Feelings count: Measuring children’s subjective well-being

Children benefit from charities’ help in many ways, some of which are hard to measure. Hard outcomes, like improved academic attainment or reduced truanting rates, are objective and easier to recognise and capture than soft outcomes like improved self-esteem. But by only capturing hard outcomes we do not get the whole story.

Many charities work to improve subjective ‘well-being’. This refers to those intangible aspects of life, such as good peer and family relationships, self-esteem and resilience, that contribute to an individual’s happiness. By measuring improvements in children’s subjective well-being charities can prove their full impact in a way never done before.
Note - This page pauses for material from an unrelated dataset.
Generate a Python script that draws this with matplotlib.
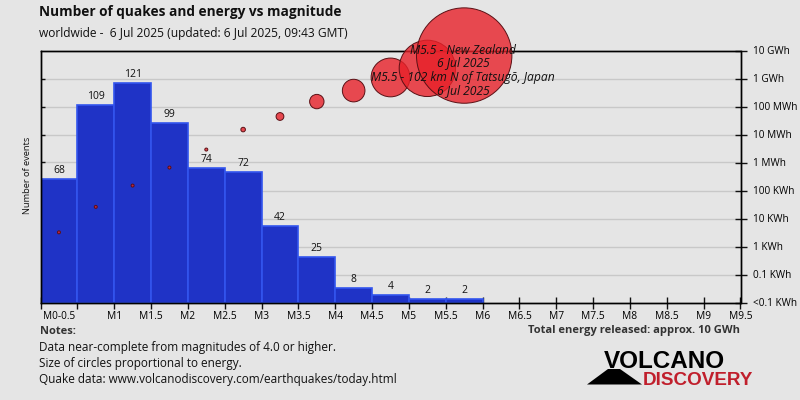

NPC has developed a multi-dimensional questionnaire for charities to measure improvements in 11 to 16 year old children’s subjective well-being. This is done alongside the Children’s Society which is conducting a biannual national survey of children’s well-being. The Children’s Society nationally representative survey will provide a baseline which will allow charities to put their work in context.

The well-being measure is being piloted with five children’s charities and will be available for charities to use in 2010. This tool will help charities to prove that they add value, understand how they effect change, improve their services and track progress over time. In the future we hope to develop the well-being measure for other groups.

The NPC report On the bright side describes the stages of building and testing the first questionnaire which contained both subjective and objective well-being measures. The new version focuses on subjective well-being only but we anticipate charities using the questionnaire alongside other measures of impact.

 Subjective well-being is increasingly recognised by central government, local government and other partners as being vital for policy making and service provision. We wanted to create a tool that captures the child’s perspective.